After college in yeshiva, we studied Talmud and Halacha. Endless details. Incredible intellectual challenges. But God did not come up in our conversation.
In my adult life I had the privilege of teaching Jewish wisdom in both formal and informal settings. We focused so much on conveying knowledge that once again God did not enter the conversation.
The goal of having a relationship with God is not to experience nirvana, to be uplifted, or to feel spiritual. At Ayeka we began by focusing on personal and spiritual growth, but in the end chose to return to our core relationship with God.
We sensed that the expressions “personal and spiritual growth” were too “I-centered.” They kept coming back to how I feel about myself. Am I centered? Am I calm? Am I happy? And while I want all of these things, it seemed to me that Judaism was asking more of us, and that the essential element was missing.
The Torah does not ask us to be spiritual. In fact the word “spiritual” never appears, neither in the Bible nor in the Talmud. The Torah tells us to go out and “Be a blessing.” We are being challenged to fulfill a divine mission. Hopefully wrestling with God will lend greater clarity and dedication to fulfilling my unique divine mission in this world.
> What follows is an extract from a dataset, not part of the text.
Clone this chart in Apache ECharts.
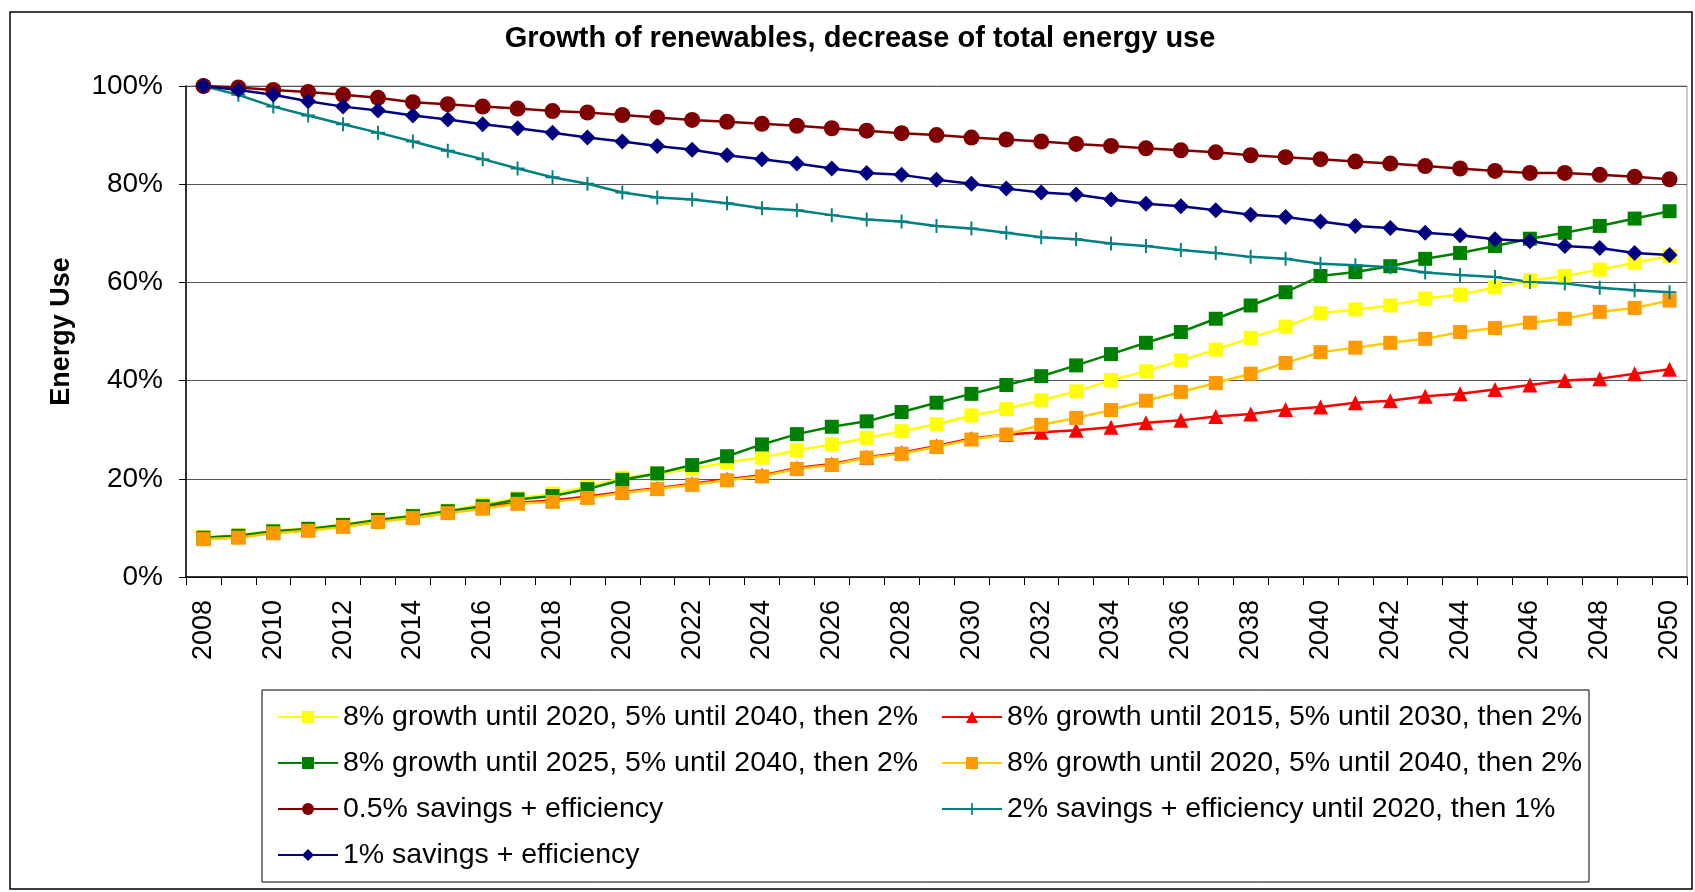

How does the Torah understand this mission? In my relationship with God, I am told that I have been created in the “image of God”. I have been instructed to go out into the world and “be a blessing.”
The Torah does not explain what these terms mean. They are intentionally left ambiguous for us in order that we may struggle with them in our own unique way.
Ayeka was created to allow us to wrestle with these ideas and to further clarify how they can impact not only our lives, but also the lives of all those around us.